= PROVIDED INFORMATION =
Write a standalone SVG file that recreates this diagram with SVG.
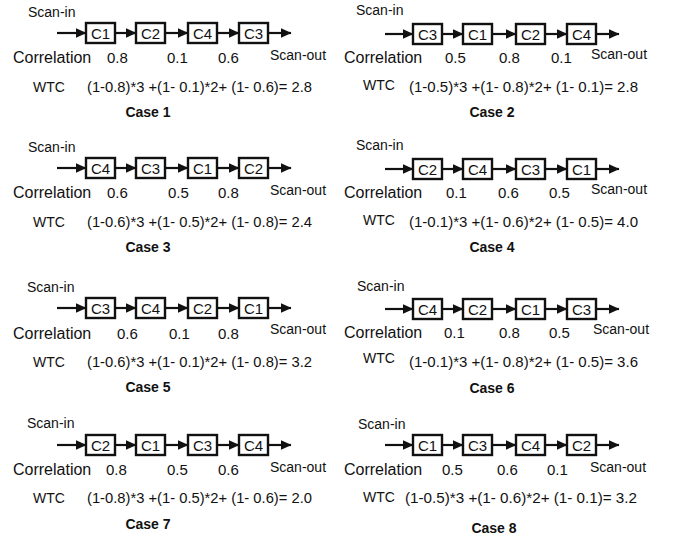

==

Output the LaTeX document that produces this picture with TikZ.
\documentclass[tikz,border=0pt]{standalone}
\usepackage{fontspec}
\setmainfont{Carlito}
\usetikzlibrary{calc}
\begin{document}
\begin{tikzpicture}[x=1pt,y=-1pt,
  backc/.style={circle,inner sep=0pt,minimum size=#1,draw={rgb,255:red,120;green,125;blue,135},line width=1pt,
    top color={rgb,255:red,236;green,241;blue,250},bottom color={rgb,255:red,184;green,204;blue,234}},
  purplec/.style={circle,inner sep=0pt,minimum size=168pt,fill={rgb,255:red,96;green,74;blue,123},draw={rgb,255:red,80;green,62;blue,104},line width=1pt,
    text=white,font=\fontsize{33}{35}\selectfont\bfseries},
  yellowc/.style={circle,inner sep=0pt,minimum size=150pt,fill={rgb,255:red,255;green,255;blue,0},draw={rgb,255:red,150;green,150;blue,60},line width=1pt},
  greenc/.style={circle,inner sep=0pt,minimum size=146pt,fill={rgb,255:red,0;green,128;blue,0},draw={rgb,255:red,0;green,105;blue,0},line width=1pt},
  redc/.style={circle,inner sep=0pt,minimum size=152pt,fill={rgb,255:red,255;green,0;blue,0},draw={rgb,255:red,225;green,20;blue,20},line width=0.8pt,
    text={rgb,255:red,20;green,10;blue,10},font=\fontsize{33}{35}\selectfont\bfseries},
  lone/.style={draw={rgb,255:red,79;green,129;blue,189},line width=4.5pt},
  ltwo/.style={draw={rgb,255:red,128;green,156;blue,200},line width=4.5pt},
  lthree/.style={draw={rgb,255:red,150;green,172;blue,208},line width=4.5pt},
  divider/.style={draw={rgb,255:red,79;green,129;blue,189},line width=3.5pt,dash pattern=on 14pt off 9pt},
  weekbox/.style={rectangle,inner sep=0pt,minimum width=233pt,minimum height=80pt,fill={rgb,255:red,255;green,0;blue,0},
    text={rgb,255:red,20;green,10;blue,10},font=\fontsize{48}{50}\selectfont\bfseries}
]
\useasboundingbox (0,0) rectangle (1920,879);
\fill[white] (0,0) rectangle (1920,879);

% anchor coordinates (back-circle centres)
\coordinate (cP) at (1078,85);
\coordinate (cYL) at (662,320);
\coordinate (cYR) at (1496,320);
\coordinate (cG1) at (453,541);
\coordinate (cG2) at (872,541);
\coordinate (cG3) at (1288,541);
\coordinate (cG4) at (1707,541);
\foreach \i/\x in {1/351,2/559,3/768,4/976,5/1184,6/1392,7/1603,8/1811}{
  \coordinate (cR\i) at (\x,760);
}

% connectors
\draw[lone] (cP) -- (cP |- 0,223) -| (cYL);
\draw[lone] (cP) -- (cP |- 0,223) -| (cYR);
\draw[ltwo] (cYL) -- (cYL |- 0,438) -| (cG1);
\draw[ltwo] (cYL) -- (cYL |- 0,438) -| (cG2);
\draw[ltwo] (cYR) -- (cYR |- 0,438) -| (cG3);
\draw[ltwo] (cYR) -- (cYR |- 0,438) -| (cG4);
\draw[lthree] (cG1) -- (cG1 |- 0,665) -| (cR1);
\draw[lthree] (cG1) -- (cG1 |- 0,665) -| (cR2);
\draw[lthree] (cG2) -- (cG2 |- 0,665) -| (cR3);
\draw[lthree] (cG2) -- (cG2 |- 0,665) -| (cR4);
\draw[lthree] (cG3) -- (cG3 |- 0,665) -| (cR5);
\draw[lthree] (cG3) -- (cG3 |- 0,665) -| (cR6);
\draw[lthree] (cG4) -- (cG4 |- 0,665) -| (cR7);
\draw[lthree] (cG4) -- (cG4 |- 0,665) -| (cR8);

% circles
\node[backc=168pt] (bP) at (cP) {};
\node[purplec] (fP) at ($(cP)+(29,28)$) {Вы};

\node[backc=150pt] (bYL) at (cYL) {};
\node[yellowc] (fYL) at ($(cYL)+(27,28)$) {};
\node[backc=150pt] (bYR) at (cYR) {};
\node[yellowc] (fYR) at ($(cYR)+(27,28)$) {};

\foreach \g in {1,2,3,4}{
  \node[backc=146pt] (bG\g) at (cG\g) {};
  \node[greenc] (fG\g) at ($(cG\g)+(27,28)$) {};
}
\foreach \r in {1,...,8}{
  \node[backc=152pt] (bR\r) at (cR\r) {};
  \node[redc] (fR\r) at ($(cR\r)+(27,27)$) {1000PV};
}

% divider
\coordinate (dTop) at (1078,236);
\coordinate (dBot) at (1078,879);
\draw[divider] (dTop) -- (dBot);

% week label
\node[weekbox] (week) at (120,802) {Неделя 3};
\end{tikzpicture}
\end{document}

= GOAL =
Filter the records down to the lines that contain the string "with", and copy those lines.

= TASK RESULT =
Write a standalone SVG file that recreates this diagram with SVG.
Output the LaTeX document that produces this picture with TikZ.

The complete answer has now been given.